What is the basis for beginning the dialogue? The most important basis should be joint action against the multinationals. The trade unions of Cuba, Vietnam and China are no friends of the multinationals. In this sense the International Trade Secretariats (ITS), that is the international federations based on industries such as the International Metalworkers Federation, are the most important components. The ITS combine internationally the unions in a given industry and many ITS already have working relations with unions outside of the ICFTU.

Actually the ITS represent the real strength of world labor at this point. They are more focused on joint action and solutions. For them the common problems are more direct and immediate, unity and solidarity is specific and concrete. And as many industrial unions in the U.S. have discovered in action - when you're in a fight with a multinational corporation, you can't refuse the help of a union facing the same company in other countries, because you don't approve of their political affiliations.

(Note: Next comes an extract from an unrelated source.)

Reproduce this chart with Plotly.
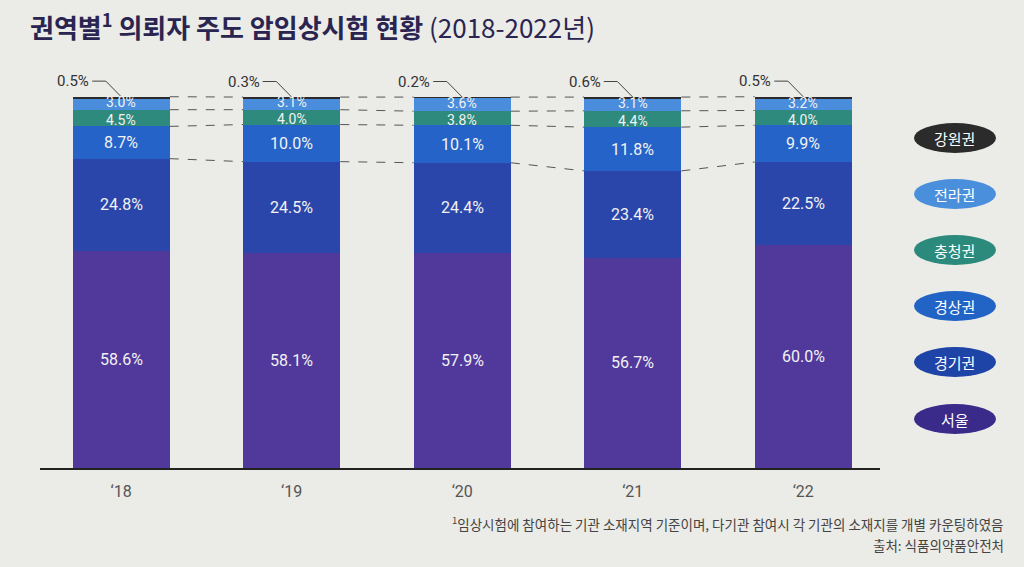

World labor unity will come. It is compelled by the global class struggle. It is a question of survival. Underneath it all the unions in the ICFTU and the WFTU share basic principles that should provide for unity. They all have at their core a mission to fight for a better life for their members. It's time to finally end the cold war in labor. Every minute we wait means greater misery and exploitation for workers, people and whole countries at the hands of the multinationals.